Norman LaRue and Christina Asp's two murder trials may be the two most costly in Yukon history.

Norman LaRue and Christina Asp’s two murder trials may be the two most costly in Yukon history.

LaRue was convicted of first-degree murder last month for the killing of Gordon Seybold in 2008 and sentenced to life in prison with no eligibility for parole for 25 years. Asp was LaRue’s fiancee at the time of the killing, and was convicted of second-degree murder at a separate trial last year.

Together, the two trials ate up over six months of jury time, plus hundreds of hours of preparation, preliminary trials and police costs.

“An average Yukon jury trial is usually no longer than a work week,” said Nils Clarke, the territory’s director of legal aid.

“Four weeks would have been the longest previous murder trial in the Yukon.
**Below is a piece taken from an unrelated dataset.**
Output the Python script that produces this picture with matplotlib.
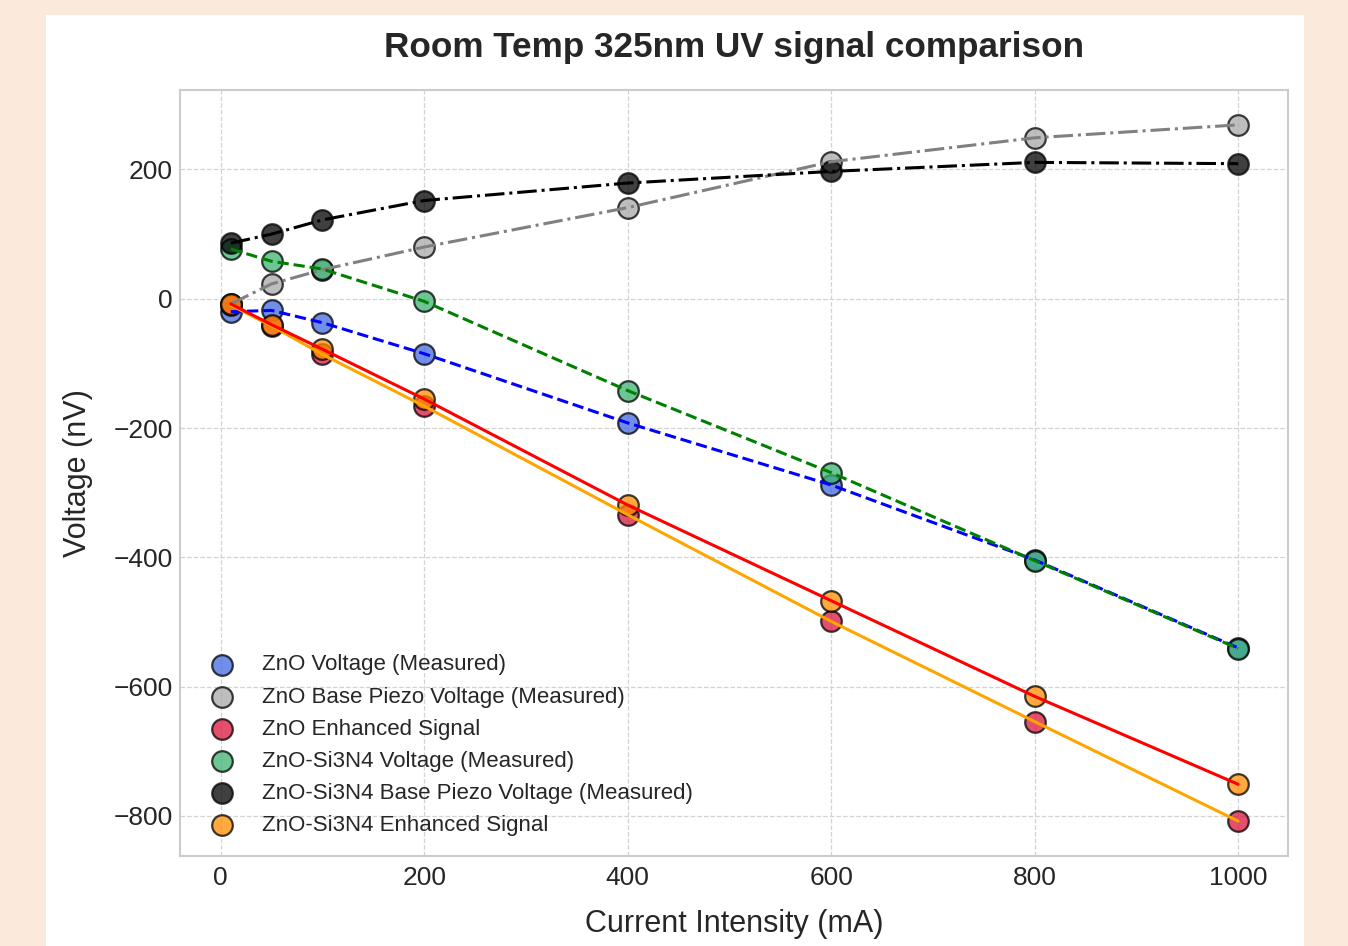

Nothing even comes close to this,” Clarke said.

Clarke said that while final costs are not yet known, he estimates that Asp and LaRue’s cases took around $160,000 each out of his budget over the life of the cases.

“It took place over the course of three fiscal years. It had its most intensity when it’s the actual trial,” Clarke said.

Most murder cases cost the taxpayer between $30,000 and $50,000 Clarke said.

The cost of both juries alone was almost $150,000, in part because Justice Scott Brooker increased each LaRue juror’s daily pay from $80 to $100 as compensation for the extreme length and complicated nature of the trial.

Add to that the cost of the two senior prosecutors, and the total comes in around $1 million, and could go higher.

LaRue’s lawyer Ray Dieno said he plans to appeal the first-degree murder conviction. That process could take up two more years, Clarke said.

Christina Asp is also appealing her sentence, which will add costs to the whole case. She is also facing charges of being in contempt of court for refusing to testify at LaRue’s trial.

The other major cost involved is the RCMP sting operation called Project Monsoon that brought down the two killers.

In 2009 Christina Asp was duped into thinking she was being recruited into a powerful crime family that had the power to make evidence disappear.

In reality, she was entirely surrounded by undercover RCMP officers for months. They flew her back and forth across the country, setting up fake illegal scenarios like gun smuggling and extortion, all in an attempt to make Asp comfortable talking about her criminal past.

When she began to open up about the Seybold killing, the crime family convinced her to tell her story to the crime boss, who could then protect Asp.

Asp did just that, and every minute of her confession was secretly tape-recorded. Near the end of Project Monsoon, the undercover officers also convinced Asp that they wanted to recruit LaRue as well. They told him he was being hired as a hit man, and he gave them all the same dirt about his role in the killing as Asp had.

Twenty-five RCMP members were involved in the scheme, which ran for months. The costs are difficult to tally because most of it was eaten up by the officers’ paycheques.